• _Aim of the exercise_
Track down every line below that holds "with" and copy it.

^^^^

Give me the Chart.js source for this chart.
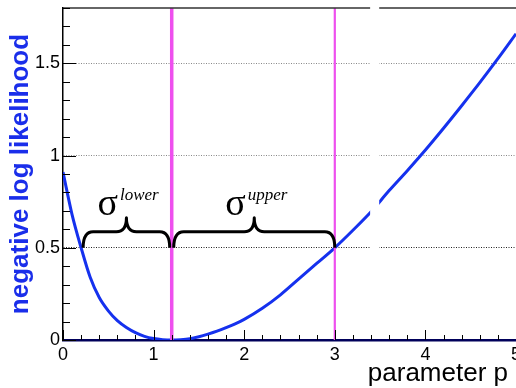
<!DOCTYPE html>
<html>
<head>
<meta charset="utf-8">
<script src="https://cdn.jsdelivr.net/npm/chart.js@4/dist/chart.umd.min.js"></script>
<style>
  html, body { margin: 0; padding: 0; overflow: hidden; background: #fff; }
</style>
</head>
<body>
<canvas id="nll" width="540" height="388"></canvas>
<script>
// values
const pValues = [0, 0.1, 0.2, 0.3, 0.4, 0.5, 0.6, 0.7, 0.8, 0.9, 1.0, 1.1, 1.2, 1.3, 1.4, 1.5, 1.6, 1.7, 1.8, 1.9,
  2.0, 2.2, 2.4, 2.6, 2.8, 3.0, 3.2, 3.4, 3.6, 3.8, 4.0, 4.2, 4.4, 4.6, 4.8, 5.0]
const nllValues = [0.91, 0.68, 0.50, 0.34, 0.23, 0.158, 0.105, 0.068, 0.040, 0.020, 0.008, 0.002, 0, 0.002, 0.007,
  0.018, 0.032, 0.048, 0.067, 0.088, 0.112, 0.172, 0.245, 0.33, 0.415, 0.50, 0.595, 0.695, 0.81, 0.918, 1.03,
  1.148, 1.27, 1.395, 1.525, 1.66]

const bestFit = 1.2
const lowerEdge = 0.2
const upperEdge = 3.0
const deltaLevel = 0.5
const markerLines = [bestFit, upperEdge]
const braceLabels = ['lower', 'upper']

const xTickLabels = ['0', '1', '2', '3', '4', '5']
const yTickLabels = ['0', '0.5', '1', '1.5']

const curveBlue = '#1531ee'
const pink = '#ee4fee'

// braces, labels, inward ticks, frame
const decorations = {
  id: 'decorations',
  afterDatasetsDraw(chart) {
    const { ctx, scales: { x, y } } = chart
    const yb = y.getPixelForValue(deltaLevel)
    const spans = [[lowerEdge, bestFit], [bestFit, upperEdge]]
    ctx.save()
    ctx.strokeStyle = '#000'
    ctx.lineWidth = 3
    ctx.lineJoin = 'round'
    spans.forEach(([a, b], i) => {
      const x1 = x.getPixelForValue(a) + 2
      const x2 = x.getPixelForValue(b) - (i === 0 ? 2 : 0)
      const xm = (x1 + x2) / 2, h1 = 16, h2 = 30, r = 10
      ctx.beginPath()
      ctx.moveTo(x1, yb)
      ctx.quadraticCurveTo(x1, yb - h1, x1 + r, yb - h1)
      ctx.lineTo(xm - r, yb - h1)
      ctx.quadraticCurveTo(xm, yb - h1, xm, yb - h2)
      ctx.quadraticCurveTo(xm, yb - h1, xm + r, yb - h1)
      ctx.lineTo(x2 - r, yb - h1)
      ctx.quadraticCurveTo(x2, yb - h1, x2, yb)
      ctx.stroke()

      // sigma with superscript
      ctx.fillStyle = '#000'
      ctx.textBaseline = 'alphabetic'
      ctx.textAlign = 'left'
      ctx.font = '38px "Liberation Serif"'
      const sx = xm - 29
      ctx.fillText('σ', sx, yb - 33)
      const sw = ctx.measureText('σ').width
      ctx.font = 'italic 17px "Liberation Serif"'
      ctx.fillText(braceLabels[i], sx + sw + 2, yb - 48)
    })
    ctx.restore()
  },
  afterDraw(chart) {
    const { ctx, chartArea: a, scales: { x, y } } = chart
    ctx.save()
    // top frame line
    ctx.strokeStyle = '#333'
    ctx.lineWidth = 1.5
    ctx.beginPath()
    ctx.moveTo(a.left, a.top)
    ctx.lineTo(a.right, a.top)
    ctx.stroke()

    // white strip seen in the picture
    ctx.fillStyle = '#fff'
    const s1 = x.getPixelForValue(3.39), s2 = x.getPixelForValue(3.49)
    ctx.fillRect(s1, 0, s2 - s1, y.getPixelForValue(0.05))

    // inward tick marks
    ctx.strokeStyle = '#000'
    ctx.lineWidth = 1
    ctx.beginPath()
    x.ticks.forEach(t => {
      const px = Math.round(x.getPixelForValue(t.value)) + 0.5
      const major = Math.abs(t.value - Math.round(t.value)) < 1e-6
      ctx.moveTo(px, a.bottom)
      ctx.lineTo(px, a.bottom - (major ? 10 : 5))
    })
    y.ticks.forEach(t => {
      const py = Math.round(y.getPixelForValue(t.value)) + 0.5
      const major = Math.round(t.value * 10) % 5 === 0
      ctx.moveTo(a.left, py)
      ctx.lineTo(a.left + (major ? 13 : 7), py)
    })
    ctx.stroke()

    // x axis title
    ctx.fillStyle = '#000'
    ctx.font = '26px "Liberation Sans"'
    ctx.textAlign = 'right'
    ctx.textBaseline = 'alphabetic'
    ctx.fillText('parameter p', a.right - 8, 381)
    ctx.restore()
  }
}

const ctxNll = document.getElementById('nll').getContext('2d')

const dataNll = {
  datasets: [
    ...markerLines.map((v, i) => ({
      data: [{ x: v, y: 0 }, { x: v, y: 1.8 }],
      borderColor: pink,
      borderWidth: i === 0 ? 3.5 : 2.2,
      pointRadius: 0,
    })),
    {
      data: pValues.map((p, i) => ({ x: p, y: nllValues[i] })),
      borderColor: curveBlue,
      borderWidth: 3,
      pointRadius: 0,
      cubicInterpolationMode: 'monotone',
    },
  ],
}

const configNll = {
  type: 'line',
  data: dataNll,
  plugins: [decorations],
  options: {
    responsive: false,
    animation: false,
    layout: { padding: { top: 8, right: 24, left: 0, bottom: 0 } },
    plugins: { legend: { display: false }, tooltip: { enabled: false } },
    scales: {
      x: {
        type: 'linear',
        min: 0,
        max: 5,
        afterFit: scale => {
          scale.height = 48
          scale.paddingLeft = 0
          scale.paddingRight = 0
        },
        border: { color: '#00005a', width: 2.5 },
        grid: { drawOnChartArea: false, drawTicks: false },
        ticks: {
          stepSize: 0.2,
          autoSkip: false,
          maxRotation: 0,
          padding: 4,
          color: '#000',
          font: { family: 'Liberation Sans', size: 18 },
          callback: value => {
            const k = Math.round(value)
            return Math.abs(value - k) < 1e-6 ? xTickLabels[k] : ''
          },
        },
      },
      y: {
        min: 0,
        max: 1.8,
        afterFit: scale => {
          scale.width = 63
          scale.paddingTop = 0
          scale.paddingBottom = 0
        },
        border: { color: '#000', width: 1.5, dash: [1, 1.5] },
        grid: {
          drawTicks: false,
          lineWidth: 1,
          color: c => {
            const k = Math.round(c.tick.value * 10)
            if (k === 5) return '#222'
            if (k === 10 || k === 15) return '#888'
            return 'rgba(0,0,0,0)'
          },
        },
        ticks: {
          stepSize: 0.1,
          autoSkip: false,
          padding: 3,
          color: '#000',
          font: { family: 'Liberation Sans', size: 18 },
          callback: value => {
            const k = Math.round(value * 10)
            return k % 5 === 0 ? yTickLabels[k / 5] : ''
          },
        },
        title: {
          display: true,
          text: 'negative log likelihood',
          color: '#1a2eea',
          font: { family: 'Liberation Sans', size: 26, weight: 'bold' },
          padding: { top: 5, bottom: 0 },
        },
      },
    },
  },
}

const nllChart = new Chart(ctxNll, configNll)
</script>
</body>
</html>
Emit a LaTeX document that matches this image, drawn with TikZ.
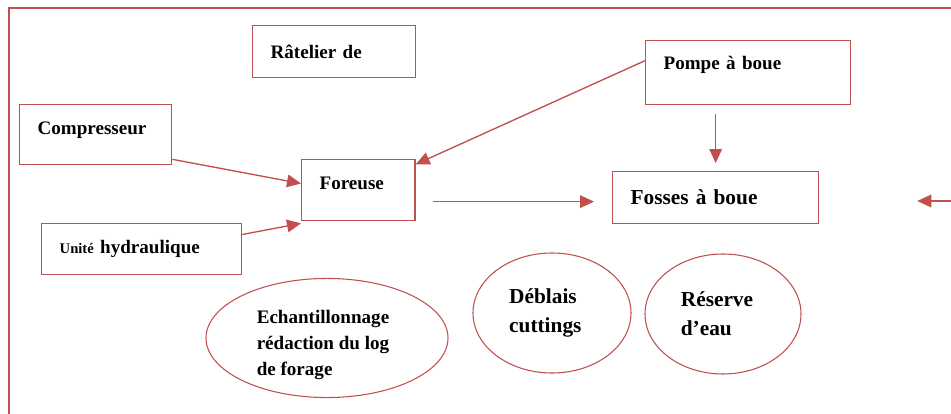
\documentclass[tikz,border=0pt]{standalone}
\usepackage{fontspec}
\setmainfont{Liberation Serif}
\usetikzlibrary{arrows.meta,shapes.geometric}
\definecolor{brick}{RGB}{192,80,77}

\begin{document}
\begin{tikzpicture}[x=0.75pt,y=-0.75pt,
    box/.style={draw=brick,line width=1pt,rectangle,anchor=north west,inner xsep=13.5pt,inner ysep=0pt,align=left,font=\bfseries\fontsize{14.3}{19.5}\selectfont},
    bulle/.style={draw=brick,line width=0.8pt,ellipse,inner sep=0pt,align=left,font=\bfseries\fontsize{14.3}{19.5}\selectfont},
    flow/.style={draw=brick,line width=1pt,-{Triangle[length=10.5pt,width=9.5pt]}}]
        \useasboundingbox (0,0) rectangle (951,414);
        % Draw the outer frame
        \draw[brick,line width=1.5pt] (9,414) -- (9,8) -- (951,8);
        % Draw the boxes
        \node[box,text width=95pt,minimum height=39pt] (ratelier) at (252,25) {R\^atelier de};
        \node[box,text width=87pt,minimum height=45pt,text depth=10pt] (compresseur) at (19,104) {Compresseur};
        \node[box,text width=58pt,minimum height=45.75pt,text depth=11pt] (foreuse) at (301,159) {Foreuse};
        \node[box,text width=123pt,minimum height=38.25pt] (unite) at (41,223) {{\fontsize{11}{13}\selectfont Unit\'e} hydraulique};
        \node[box,text width=126.75pt,minimum height=48pt,text depth=14pt] (pompe) at (645,40) {Pompe \`a boue};
        \node[box,text width=127.5pt,minimum height=39pt,font=\bfseries\fontsize{16}{21.75}\selectfont] (fosses) at (612,171) {Fosses \`a boue};
        % Draw the ellipses
        \node[bulle,minimum width=181.5pt,minimum height=88.5pt] (echant) at (327,338) {\rule{0pt}{21pt}Echantillonnage\hspace*{6pt}\\r\'edaction du log\\de forage};
        \node[bulle,minimum width=118.5pt,minimum height=90pt,font=\bfseries\fontsize{16}{21.75}\selectfont] (deblais) at (552,313) {D\'eblais\\cuttings\hspace*{10pt}};
        \node[bulle,minimum width=117pt,minimum height=90pt,font=\bfseries\fontsize{16}{21.75}\selectfont] (reserve) at (723,314) {R\'eserve\hspace*{9pt}\\d'eau};
        % Draw the arrows
        \draw[flow] ([yshift=4.5pt]compresseur.south east) -- ([yshift=5pt]foreuse.west);
        \draw[flow] ([yshift=11pt]unite.east) -- ([yshift=-1.5pt]foreuse.south west);
        \draw[flow] ([yshift=9pt]pompe.west) -- ([yshift=-4pt]foreuse.north east);
        \coordinate (sortie) at ([yshift=-8.6pt]foreuse.east);
        \draw[flow,shorten <=12.75pt,shorten >=13.5pt] (sortie) -- (sortie -| fosses.west);
        \draw[flow,shorten <=6.75pt,shorten >=6pt] (pompe.south -| fosses.north) -- (fosses.north);
        \coordinate (arrivee) at (951,201);
        \draw[flow,shorten >=73.5pt] (arrivee) -- (arrivee -| fosses.east);
    \end{tikzpicture}
\end{document}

^^^^

• _Solution below_
      // sigma with superscript
Emit a LaTeX document that matches this image, drawn with TikZ.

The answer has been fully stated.